Politica

Le smentite che non smentiscono

Roma - Panorama lancia l'ipotesi di un ricatto al Colle, sulla graticola per le intercettazioni tra Napolitano e Mancino, e poche ore dopo già piovono le smentite. Ma di queste, molte sembrano quasi confermare il contenuto delle conversazioni private anticipate dal settimanale, ossia giudizi non lusinghieri sui pm palermitani, su Di Pietro e su Berlusconi.
Se è secca - e seccata - la reazione del Quirinale, che in una nota definisce «risibile» la «pretesa, da qualsiasi parte provenga, di poter ricattare il capo dello Stato», appare decisamente meno convinta la replica dell'altro protagonista della storia, Nicola Mancino. Lui, che quelle telefonate le ha fatte, e dunque sa bene che cosa s'è detto con Napolitano, parlando con il Fatto Quotidiano, ieri, ha lamentato che «gli atti dovrebbero stare secretati e non si capisce chi è che ha violato la secretazione». Un'apparente conferma del contenuto delle intercettazioni rispetto a quanto anticipato da Panorama, dunque, anche se l'ex vicepresidente del Csm tenta di dribblare una domanda specifica sul punto: «Non sono io a dover dire se corrisponde al vero o no. Non assomigliano o dissomigliano. Non scendo nel merito». Sull'ipotesi ricatto, infine, Mancino alza un muro: «Non intendo rispondere a questa domanda».

Ma soprattutto, a lasciare qualche corposo dubbio sul contenuto «inerte» di quelle intercettazioni è il capo della procura della Repubblica di Palermo, Francesco Messineo. Il magistrato, che quei nastri ha sicuramente ascoltato, se da un lato sostiene che la ricostruzione del settimanale «non corrisponde al reale contenuto» delle telefonate intercettate dagli inquirenti siciliani, dall'altro conferma la possibilità di aprire un fascicolo d'indagine per fuga di notizie. E la posizione del capo della procura palermitana solleva dubbi. Delle due l'una: se è «evidente che c'è stata una rivelazione di cose coperte dal segreto istruttorio», come spiega lo stesso Messineo, com'è possibile che poi le ipotesi sui contenuti pubblicate da Panorama non siano «corrispondenti al reale contenuto»?

La contraddizione non sfugge al direttore di Panorama Giorgio Mulé («Se si apre un'inchiesta su presunte rivelazioni di segreto istruttorio è ovvio che Panorama tante cose false non può averle scritte») e nemmeno all'ex sottosegretario all'Interno Alfredo Mantovano, che parla di «poca coerenza» da parte della procura di Palermo, accusata di aver acquisito e trascritto quelle telefonate, per poi «continuare a utilizzarne il contenuto», sia pure «non processualmente».
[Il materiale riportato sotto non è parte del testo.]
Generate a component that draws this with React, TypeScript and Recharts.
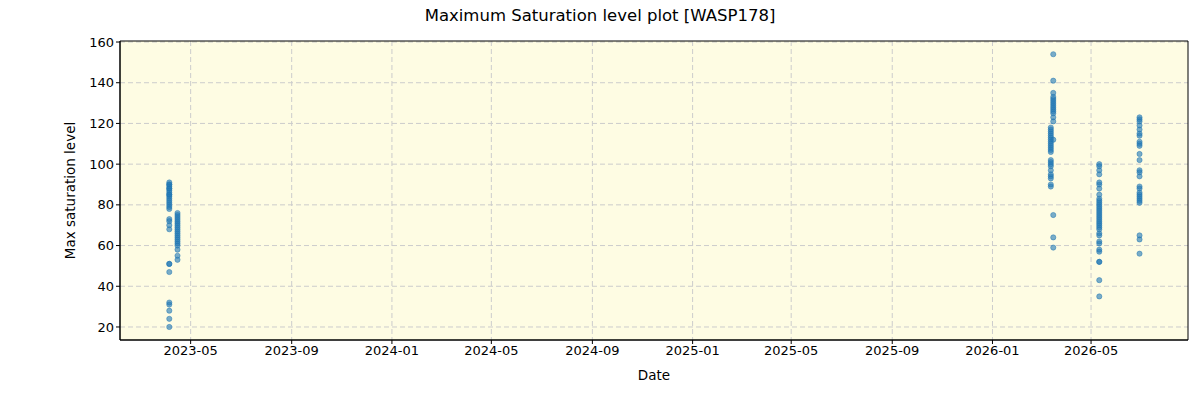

Di fronte alle obiezioni, Messineo in serata prova ad aggiustare il tiro. Assicura che le conversazioni «non sono state trascritte» e che per «conoscerne il contenuto basta ascoltarle», poi precisa: «L'intenzione di disporre accertamenti su una possibile fuga di notizie non significa necessariamente attribuire validità alle notizie che sono state diffuse. Anche la diffusione di una notizia parziale o inesatta rende ipotizzabile che vengano disposti accertamenti in questo senso». «Parziale» o «inesatta» non vuol dire «inventata»: Panorama ha dunque centrato almeno in parte il tema trattato in quelle conversazioni tra Mancino e Napolitano? Messineo non si sbilancia, e si rifiuta di «fornire particolari sugli elementi di difformità». E anche un anonimo pm palermitano, parlando all'Ansa, commenta l'articolo di Panorama come un «collage di cose più false che vere» in cui «le date indicate non tornano», e aggiunge che il ricatto, anzi, «l'anticamera del ricatto» è proprio nella ricostruzione del settimanale.
Che almeno in parte, evidentemente, deve aver fatto centro. Quanto, però, non lo sapremo mai. Perché cessata la loro utilità «non processuale», quelle intercettazioni finiranno distrutte.

Per una volta, senza nemmeno finire sui giornali.